Poi il sipario torna a chiudersi. Arretra e di nuovo avanza per portare allo scoperto e di nuovo nascondere, come un’onda, i detriti lasciati dallo spettacolo e il corpo di un cavallo abbattuto, immagine ossessiva che si ripropone negli spettacoli della Societas Raffaello Sanzio. Un accecante lampeggiare, accompagnato da scoppi sonori violenti dà inizio alla seconda parte, molto più breve e soltanto visiva, nell’evocazione coinvolgente dell’eruzione vulcanica in cui l’eroe tragico scompare, per unire con la morte la sua singolarità all’infinitezza della natura.

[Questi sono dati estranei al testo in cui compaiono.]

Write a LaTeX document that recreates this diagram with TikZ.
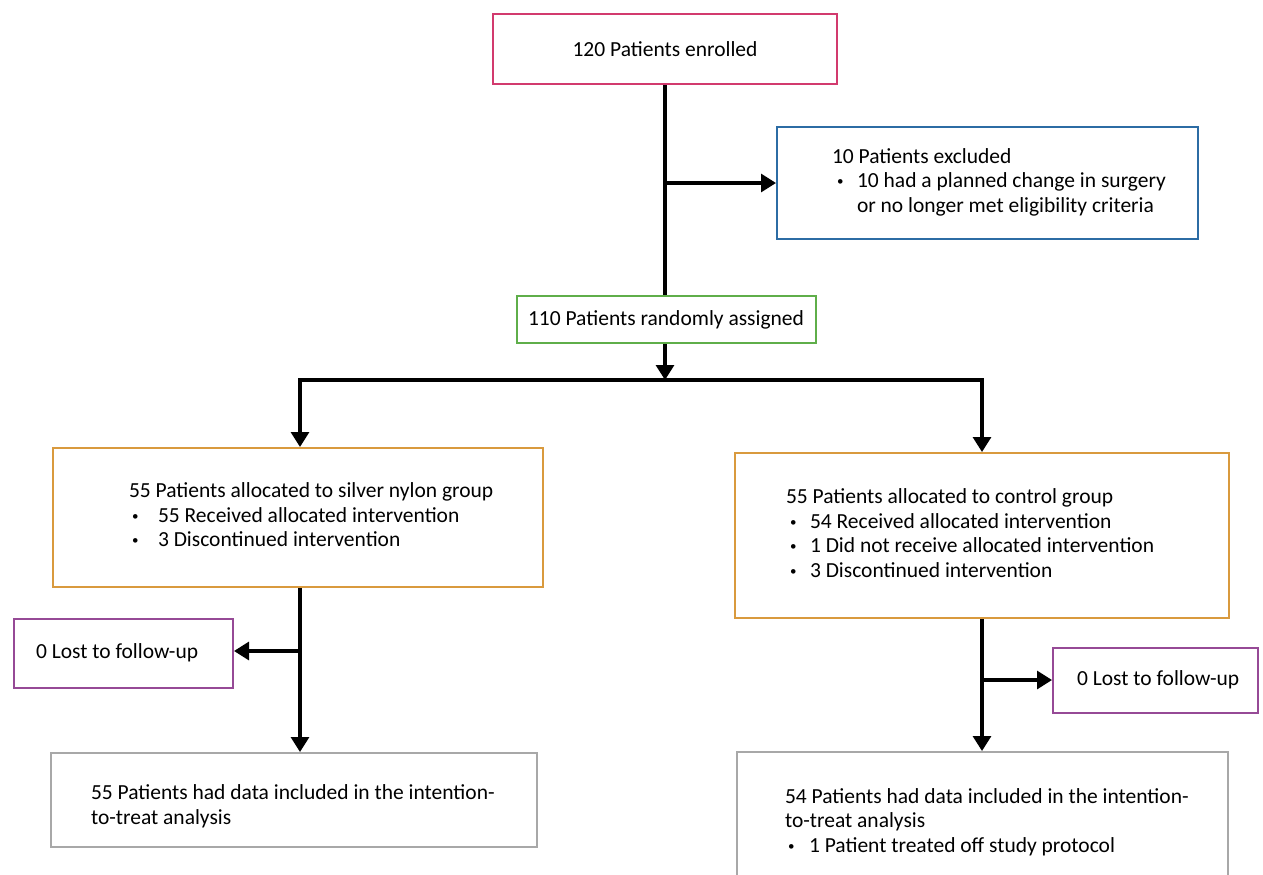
\documentclass[tikz,border=0pt]{standalone}
\usepackage{fontspec}
\setmainfont{Carlito}
\usetikzlibrary{arrows.meta,calc}
\definecolor{cpink}{HTML}{D23A6E}
\definecolor{cblue}{HTML}{2C6CA4}
\definecolor{cgreen}{HTML}{5FAE4A}
\definecolor{corange}{HTML}{D99A3E}
\definecolor{cpurple}{HTML}{964A96}
\definecolor{cgray}{HTML}{A8A8A8}
\newcommand{\bl}[2]{\hspace*{#1}\makebox[#2][l]{\raisebox{2pt}{\fontsize{13}{13}\selectfont\textbullet}}}
\newcommand{\tb}[2]{\noindent\spaceskip=0pt\xspaceskip=0pt\begin{tabular}{@{\hspace{#1}}l@{}}#2\end{tabular}}
\begin{document}
\begin{tikzpicture}[x=1pt,y=-1pt,
  box/.style={draw,line width=2pt,fill=white,inner sep=0pt,align=left,
    font=\fontsize{21.5}{24.5}\selectfont,text=black},
  conn/.style={line width=3.1pt,black},
  arr/.style={conn,-{Triangle[width=18pt,length=15pt]}}]
\useasboundingbox (0,0) rectangle (1263,875);
\fill[white] (0,0) rectangle (1263,875);
% boxes
\node[box,draw=cpink,minimum width=344pt,minimum height=70pt] (enr) at (665,49) {120 Patients enrolled};
\node[box,draw=cblue,text width=421pt,minimum height=112pt] (exc) at (987.5,183)
  {\tb{55pt}{10 Patients excluded\\ \bl{5pt}{20pt}10 had a planned change in surgery\\ \hspace*{25pt}or no longer met eligibility criteria}};
\node[box,draw=cgreen,minimum width=299pt,minimum height=47pt] (rnd) at (666,319.5) {110 Patients randomly assigned};
\node[box,draw=corange,text width=490pt,minimum height=139pt] (sil) at (298,517.5)
  {\tb{76pt}{55 Patients allocated to silver nylon group\\ \bl{3pt}{26pt}55 Received allocated intervention\\ \bl{3pt}{26pt}3 Discontinued intervention}};
\node[box,draw=corange,text width=494pt,minimum height=165pt] (ctl) at (982,535.5)
  {\tb{51pt}{55 Patients allocated to control group\\ \bl{4pt}{20pt}54 Received allocated intervention\\ \bl{4pt}{20pt}1 Did not receive allocated intervention\\ \bl{4pt}{20pt}3 Discontinued intervention}};
\node[box,draw=cpurple,text width=219pt,minimum height=69pt] (lost1) at (123.5,653.5) {\tb{22pt}{0 Lost to follow-up}};
\node[box,draw=cpurple,text width=205pt,minimum height=65pt] (lost2) at (1155.5,680.5) {\tb{24pt}{0 Lost to follow-up}};
\node[box,draw=cgray,text width=486pt,minimum height=94pt] (itt1) at (294,800)
  {\vspace*{-14pt}\tb{40pt}{55 Patients had data included in the intention-\\to-treat analysis}};
\node[box,draw=cgray,text width=491pt,minimum height=128pt] (itt2) at (982.5,816)
  {\vspace*{-14pt}\tb{48pt}{54 Patients had data included in the intention-\\to-treat analysis\\ \bl{3pt}{21pt}1 Patient treated off study protocol}};
% connectors
\coordinate (j1) at (665,183);
\coordinate (sp) at (665,380);
\coordinate (lc) at (300,380);
\coordinate (rc) at (982,380);
\coordinate (j2) at (300,651);
\coordinate (j3) at (982,680);
\draw[conn] (enr.south) -- (enr.south |- rnd.north);
\draw[arr] (j1) -- (exc.west |- j1);
\draw[arr] (rnd.south -| sp) -- (sp);
\draw[conn,line cap=rect] (lc) -- (rc);
\draw[arr] (lc) -- (lc |- sil.north);
\draw[arr] (rc) -- (rc |- ctl.north);
\draw[arr] (sil.south -| j2) -- (itt1.north -| j2);
\draw[arr] (j2) -- (lost1.east |- j2);
\draw[arr] (ctl.south -| j3) -- (itt2.north -| j3);
\draw[arr] (j3) -- (lost2.west |- j3);
\end{tikzpicture}
\end{document}
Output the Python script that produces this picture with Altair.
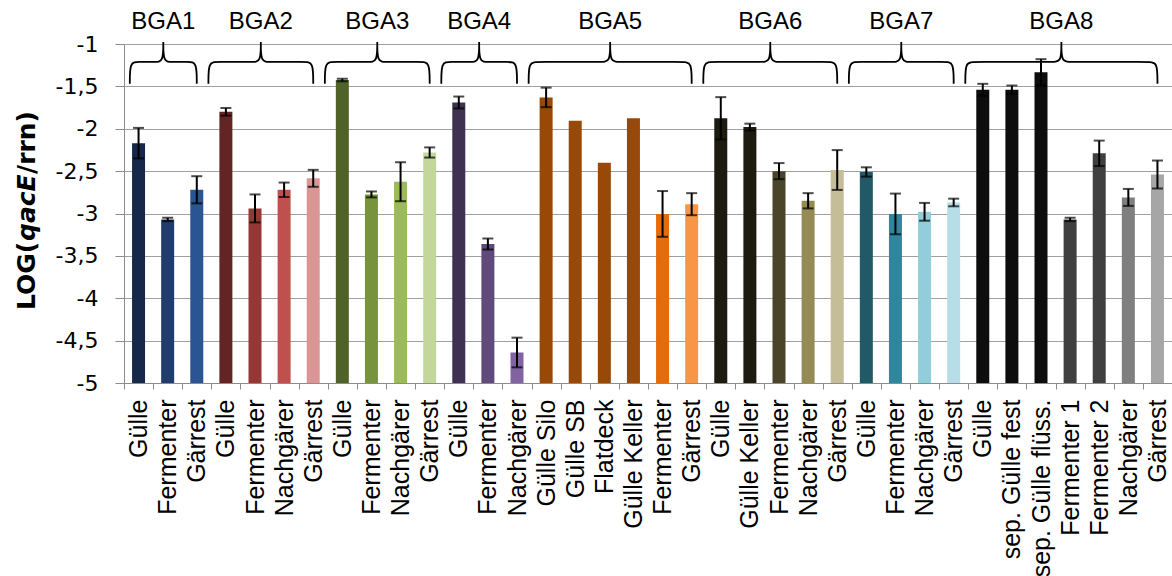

E il ristorante Quattro stagioni? Ci informa l’artefice che esiste davvero, sulla 54ma strada di New York, e una volta commissionò a Mark Rothko una serie di tele che poi l’artista non volle più consegnare, ora sono alla Modern Tate di Londra. Metafora fin troppo palese di una condizione dell’artista, di una sua volontà di sottrarsi allo sguardo altrui, per insistervi ancora. Siamo dalle parti de Il velo nero del pastore, anzi ora dichiaratamente all’interno di un “ciclo” aperto da Sul concetto di volto nel figlio di Dio. Non a caso The four seasons restaurant finisce là dove l’altro iniziava, nella vorticosa tempesta di una materia acquosa che riempie con fragore tutto il boccascena, soffocando la vocalità di un Lied. Come se da quel gorgo l’artista non riuscisse a venir fuori. Non lasciarmi, ti supplico – dicono le parole che ora si stampano sul sipario.
Siamo di nuovo sulla soglia di un buco nero, su quella linea di confine tracciata dalle quattro dimensioni che si originano dall’evento. E per qualche motivo torna in mente il sandalo lasciato da Empedocle dietro di sé prima di scomparire sull’Etna.